• _What to produce_:
Look for the string "chart" and copy every line that has it.

• _Recorded information_:
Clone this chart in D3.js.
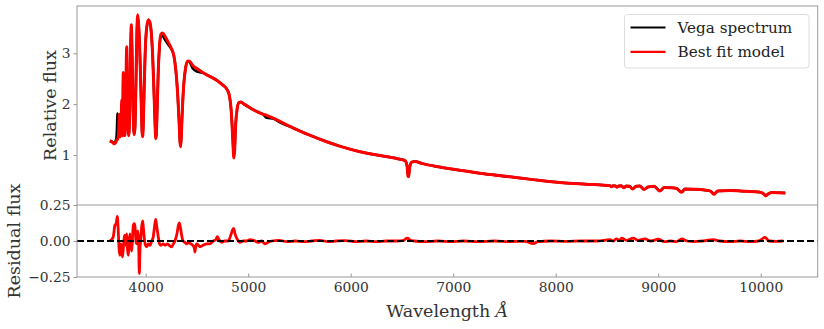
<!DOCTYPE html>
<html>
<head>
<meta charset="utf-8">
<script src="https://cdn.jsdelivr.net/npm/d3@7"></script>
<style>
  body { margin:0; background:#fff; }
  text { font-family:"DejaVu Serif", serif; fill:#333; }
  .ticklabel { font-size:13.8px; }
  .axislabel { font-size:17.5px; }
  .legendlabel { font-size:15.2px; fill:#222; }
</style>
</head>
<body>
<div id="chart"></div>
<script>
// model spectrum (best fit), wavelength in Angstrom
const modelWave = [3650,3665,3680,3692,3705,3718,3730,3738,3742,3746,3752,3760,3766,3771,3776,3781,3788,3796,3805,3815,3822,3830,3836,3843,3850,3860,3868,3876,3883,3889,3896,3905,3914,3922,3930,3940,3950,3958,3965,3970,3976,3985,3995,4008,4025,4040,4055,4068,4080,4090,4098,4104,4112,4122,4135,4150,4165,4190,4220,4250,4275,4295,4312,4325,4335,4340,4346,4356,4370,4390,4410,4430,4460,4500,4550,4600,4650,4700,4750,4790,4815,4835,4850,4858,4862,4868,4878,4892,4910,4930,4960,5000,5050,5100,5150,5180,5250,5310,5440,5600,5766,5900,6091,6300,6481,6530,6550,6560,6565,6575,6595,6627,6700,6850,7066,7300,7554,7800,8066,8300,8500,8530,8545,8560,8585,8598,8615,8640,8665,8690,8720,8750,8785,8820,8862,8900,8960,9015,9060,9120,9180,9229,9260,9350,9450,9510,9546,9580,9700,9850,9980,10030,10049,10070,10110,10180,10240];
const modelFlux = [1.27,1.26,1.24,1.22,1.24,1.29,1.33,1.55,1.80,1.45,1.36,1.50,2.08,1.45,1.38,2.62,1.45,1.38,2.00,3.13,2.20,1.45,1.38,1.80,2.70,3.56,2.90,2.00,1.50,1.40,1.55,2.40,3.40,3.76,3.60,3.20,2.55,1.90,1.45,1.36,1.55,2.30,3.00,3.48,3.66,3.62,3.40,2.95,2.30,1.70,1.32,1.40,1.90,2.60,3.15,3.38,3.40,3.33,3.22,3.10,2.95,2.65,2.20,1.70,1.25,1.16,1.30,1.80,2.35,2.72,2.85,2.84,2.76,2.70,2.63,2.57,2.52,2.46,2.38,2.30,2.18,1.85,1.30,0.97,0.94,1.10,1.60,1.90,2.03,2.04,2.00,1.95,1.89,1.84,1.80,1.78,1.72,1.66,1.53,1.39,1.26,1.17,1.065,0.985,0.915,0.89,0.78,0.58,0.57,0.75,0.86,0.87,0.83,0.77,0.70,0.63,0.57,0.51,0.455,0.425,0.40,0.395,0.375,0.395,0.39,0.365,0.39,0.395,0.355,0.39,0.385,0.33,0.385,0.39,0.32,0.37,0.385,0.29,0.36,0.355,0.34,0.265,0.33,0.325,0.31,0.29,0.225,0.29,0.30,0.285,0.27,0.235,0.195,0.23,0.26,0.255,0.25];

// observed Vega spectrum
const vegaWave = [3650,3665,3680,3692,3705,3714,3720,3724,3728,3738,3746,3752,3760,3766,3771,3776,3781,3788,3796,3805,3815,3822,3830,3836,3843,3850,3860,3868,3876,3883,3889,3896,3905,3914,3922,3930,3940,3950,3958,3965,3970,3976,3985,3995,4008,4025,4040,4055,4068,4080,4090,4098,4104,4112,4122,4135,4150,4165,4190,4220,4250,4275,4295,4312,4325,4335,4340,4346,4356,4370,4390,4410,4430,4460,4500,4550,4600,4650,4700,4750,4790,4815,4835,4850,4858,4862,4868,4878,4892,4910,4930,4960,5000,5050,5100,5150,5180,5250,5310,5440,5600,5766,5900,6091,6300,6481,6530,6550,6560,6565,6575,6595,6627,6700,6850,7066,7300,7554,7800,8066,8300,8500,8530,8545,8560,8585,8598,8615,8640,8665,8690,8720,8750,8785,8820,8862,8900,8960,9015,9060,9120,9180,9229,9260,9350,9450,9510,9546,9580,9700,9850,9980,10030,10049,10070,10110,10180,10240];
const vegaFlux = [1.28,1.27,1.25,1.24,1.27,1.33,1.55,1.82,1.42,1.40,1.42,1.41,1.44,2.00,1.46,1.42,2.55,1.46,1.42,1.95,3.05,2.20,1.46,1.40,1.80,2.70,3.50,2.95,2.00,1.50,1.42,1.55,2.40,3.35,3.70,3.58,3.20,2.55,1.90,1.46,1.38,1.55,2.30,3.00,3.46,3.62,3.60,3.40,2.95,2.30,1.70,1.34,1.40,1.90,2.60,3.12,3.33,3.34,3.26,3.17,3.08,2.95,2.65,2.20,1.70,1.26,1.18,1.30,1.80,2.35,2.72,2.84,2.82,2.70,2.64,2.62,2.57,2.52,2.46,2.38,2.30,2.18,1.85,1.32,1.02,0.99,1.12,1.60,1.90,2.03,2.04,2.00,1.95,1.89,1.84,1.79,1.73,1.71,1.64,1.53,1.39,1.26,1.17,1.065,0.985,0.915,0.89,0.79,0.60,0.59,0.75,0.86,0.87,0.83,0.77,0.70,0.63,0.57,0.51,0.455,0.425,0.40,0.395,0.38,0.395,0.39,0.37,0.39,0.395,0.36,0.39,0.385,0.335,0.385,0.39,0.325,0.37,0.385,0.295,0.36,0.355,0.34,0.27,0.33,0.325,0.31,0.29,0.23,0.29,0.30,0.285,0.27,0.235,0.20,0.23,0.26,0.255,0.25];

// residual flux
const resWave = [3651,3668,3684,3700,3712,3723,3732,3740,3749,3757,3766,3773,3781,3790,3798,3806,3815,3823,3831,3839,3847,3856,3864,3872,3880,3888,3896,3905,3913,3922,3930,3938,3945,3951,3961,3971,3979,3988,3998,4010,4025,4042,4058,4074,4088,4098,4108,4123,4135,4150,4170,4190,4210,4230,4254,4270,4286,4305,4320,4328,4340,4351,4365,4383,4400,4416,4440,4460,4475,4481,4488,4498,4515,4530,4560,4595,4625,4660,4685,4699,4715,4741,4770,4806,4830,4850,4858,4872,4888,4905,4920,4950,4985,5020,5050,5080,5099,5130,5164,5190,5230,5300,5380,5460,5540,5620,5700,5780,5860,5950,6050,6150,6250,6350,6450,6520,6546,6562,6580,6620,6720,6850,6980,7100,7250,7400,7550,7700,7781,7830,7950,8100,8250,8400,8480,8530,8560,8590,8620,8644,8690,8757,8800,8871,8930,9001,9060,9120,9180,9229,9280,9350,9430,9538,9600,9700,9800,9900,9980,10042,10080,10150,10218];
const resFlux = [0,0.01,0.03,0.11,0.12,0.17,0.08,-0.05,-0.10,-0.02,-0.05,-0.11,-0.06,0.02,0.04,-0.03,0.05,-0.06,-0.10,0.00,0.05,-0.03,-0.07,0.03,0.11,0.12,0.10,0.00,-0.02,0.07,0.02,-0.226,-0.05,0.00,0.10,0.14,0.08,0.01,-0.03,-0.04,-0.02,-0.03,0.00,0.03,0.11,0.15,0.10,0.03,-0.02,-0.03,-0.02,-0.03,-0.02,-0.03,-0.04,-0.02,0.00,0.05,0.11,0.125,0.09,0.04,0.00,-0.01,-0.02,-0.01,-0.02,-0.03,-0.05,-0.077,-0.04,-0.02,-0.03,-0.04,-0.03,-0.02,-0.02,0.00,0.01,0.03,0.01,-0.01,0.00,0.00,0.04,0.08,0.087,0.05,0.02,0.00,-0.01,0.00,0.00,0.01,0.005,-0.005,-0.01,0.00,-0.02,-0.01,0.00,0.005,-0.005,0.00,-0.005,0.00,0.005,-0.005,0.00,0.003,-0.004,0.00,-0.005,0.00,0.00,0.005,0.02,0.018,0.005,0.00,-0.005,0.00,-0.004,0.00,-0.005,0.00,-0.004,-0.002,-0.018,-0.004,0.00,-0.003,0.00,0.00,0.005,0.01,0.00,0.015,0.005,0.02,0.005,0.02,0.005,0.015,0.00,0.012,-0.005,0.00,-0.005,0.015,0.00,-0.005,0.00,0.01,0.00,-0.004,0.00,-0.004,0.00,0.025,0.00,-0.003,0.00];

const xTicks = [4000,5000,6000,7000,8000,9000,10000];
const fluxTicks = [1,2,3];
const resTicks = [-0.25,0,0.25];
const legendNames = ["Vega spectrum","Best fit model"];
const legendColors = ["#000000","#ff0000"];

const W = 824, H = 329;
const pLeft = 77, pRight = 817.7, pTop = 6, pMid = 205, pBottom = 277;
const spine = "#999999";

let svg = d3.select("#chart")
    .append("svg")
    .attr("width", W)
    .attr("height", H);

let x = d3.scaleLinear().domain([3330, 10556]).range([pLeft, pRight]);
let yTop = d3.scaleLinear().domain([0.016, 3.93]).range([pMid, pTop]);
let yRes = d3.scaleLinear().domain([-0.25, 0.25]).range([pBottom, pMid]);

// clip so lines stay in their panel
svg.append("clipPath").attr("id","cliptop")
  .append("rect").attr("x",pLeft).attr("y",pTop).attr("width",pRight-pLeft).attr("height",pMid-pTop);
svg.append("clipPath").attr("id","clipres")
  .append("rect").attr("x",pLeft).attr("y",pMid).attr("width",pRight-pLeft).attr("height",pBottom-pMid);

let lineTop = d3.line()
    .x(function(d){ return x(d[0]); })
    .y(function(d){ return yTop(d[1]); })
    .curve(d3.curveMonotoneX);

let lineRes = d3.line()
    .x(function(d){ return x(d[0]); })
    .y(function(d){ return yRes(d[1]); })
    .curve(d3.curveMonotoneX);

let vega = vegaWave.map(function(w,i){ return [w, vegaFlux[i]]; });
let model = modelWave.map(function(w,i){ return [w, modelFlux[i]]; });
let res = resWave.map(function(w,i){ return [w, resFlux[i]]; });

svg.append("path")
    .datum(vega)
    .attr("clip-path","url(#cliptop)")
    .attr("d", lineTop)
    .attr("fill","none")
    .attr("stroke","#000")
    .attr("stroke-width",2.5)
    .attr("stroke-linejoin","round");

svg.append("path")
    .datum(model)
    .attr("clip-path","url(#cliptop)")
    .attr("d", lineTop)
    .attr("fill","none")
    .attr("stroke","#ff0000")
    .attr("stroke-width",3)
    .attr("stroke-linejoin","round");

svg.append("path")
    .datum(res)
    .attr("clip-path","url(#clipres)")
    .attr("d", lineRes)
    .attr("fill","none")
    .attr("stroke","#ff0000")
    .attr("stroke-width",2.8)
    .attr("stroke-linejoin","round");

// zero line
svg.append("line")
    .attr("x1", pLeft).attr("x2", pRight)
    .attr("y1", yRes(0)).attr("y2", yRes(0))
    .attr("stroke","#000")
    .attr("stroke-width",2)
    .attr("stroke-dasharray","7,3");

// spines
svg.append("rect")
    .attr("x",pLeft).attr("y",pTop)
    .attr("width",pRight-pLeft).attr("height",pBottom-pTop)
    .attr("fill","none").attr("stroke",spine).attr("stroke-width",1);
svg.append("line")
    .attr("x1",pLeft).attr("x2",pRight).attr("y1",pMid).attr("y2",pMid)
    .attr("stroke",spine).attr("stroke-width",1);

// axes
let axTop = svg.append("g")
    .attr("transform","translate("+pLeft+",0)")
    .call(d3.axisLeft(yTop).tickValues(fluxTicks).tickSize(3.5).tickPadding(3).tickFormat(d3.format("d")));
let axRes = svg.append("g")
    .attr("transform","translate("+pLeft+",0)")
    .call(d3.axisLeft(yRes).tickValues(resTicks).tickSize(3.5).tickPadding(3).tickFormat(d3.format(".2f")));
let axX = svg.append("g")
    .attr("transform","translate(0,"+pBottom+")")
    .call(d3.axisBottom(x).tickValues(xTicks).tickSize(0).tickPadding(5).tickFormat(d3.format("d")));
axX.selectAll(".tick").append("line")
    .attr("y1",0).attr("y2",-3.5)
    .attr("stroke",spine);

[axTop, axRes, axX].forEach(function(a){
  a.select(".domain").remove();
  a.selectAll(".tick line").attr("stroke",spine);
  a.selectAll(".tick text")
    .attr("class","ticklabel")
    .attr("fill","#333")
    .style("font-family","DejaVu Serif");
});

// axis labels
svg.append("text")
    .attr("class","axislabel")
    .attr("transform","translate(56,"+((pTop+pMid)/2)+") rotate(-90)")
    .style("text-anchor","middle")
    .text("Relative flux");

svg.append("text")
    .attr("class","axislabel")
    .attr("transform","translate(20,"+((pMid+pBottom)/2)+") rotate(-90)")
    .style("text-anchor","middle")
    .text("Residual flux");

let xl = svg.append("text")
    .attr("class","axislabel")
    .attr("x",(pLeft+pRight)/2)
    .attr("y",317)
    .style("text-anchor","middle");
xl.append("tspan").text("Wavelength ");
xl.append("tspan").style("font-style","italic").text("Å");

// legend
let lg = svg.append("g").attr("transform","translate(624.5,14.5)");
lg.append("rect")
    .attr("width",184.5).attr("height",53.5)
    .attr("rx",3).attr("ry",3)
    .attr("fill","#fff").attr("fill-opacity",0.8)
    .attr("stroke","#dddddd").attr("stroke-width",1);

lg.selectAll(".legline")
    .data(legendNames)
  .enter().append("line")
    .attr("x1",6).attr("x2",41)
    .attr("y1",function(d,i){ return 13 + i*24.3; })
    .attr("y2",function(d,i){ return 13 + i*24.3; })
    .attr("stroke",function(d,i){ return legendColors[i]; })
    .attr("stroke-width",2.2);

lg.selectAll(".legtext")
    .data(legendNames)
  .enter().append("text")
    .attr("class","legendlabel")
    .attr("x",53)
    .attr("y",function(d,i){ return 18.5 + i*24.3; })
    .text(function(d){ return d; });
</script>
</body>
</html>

• _Reply to the exercise_:
Clone this chart in D3.js.
<div id="chart"></div>
let svg = d3.select("#chart")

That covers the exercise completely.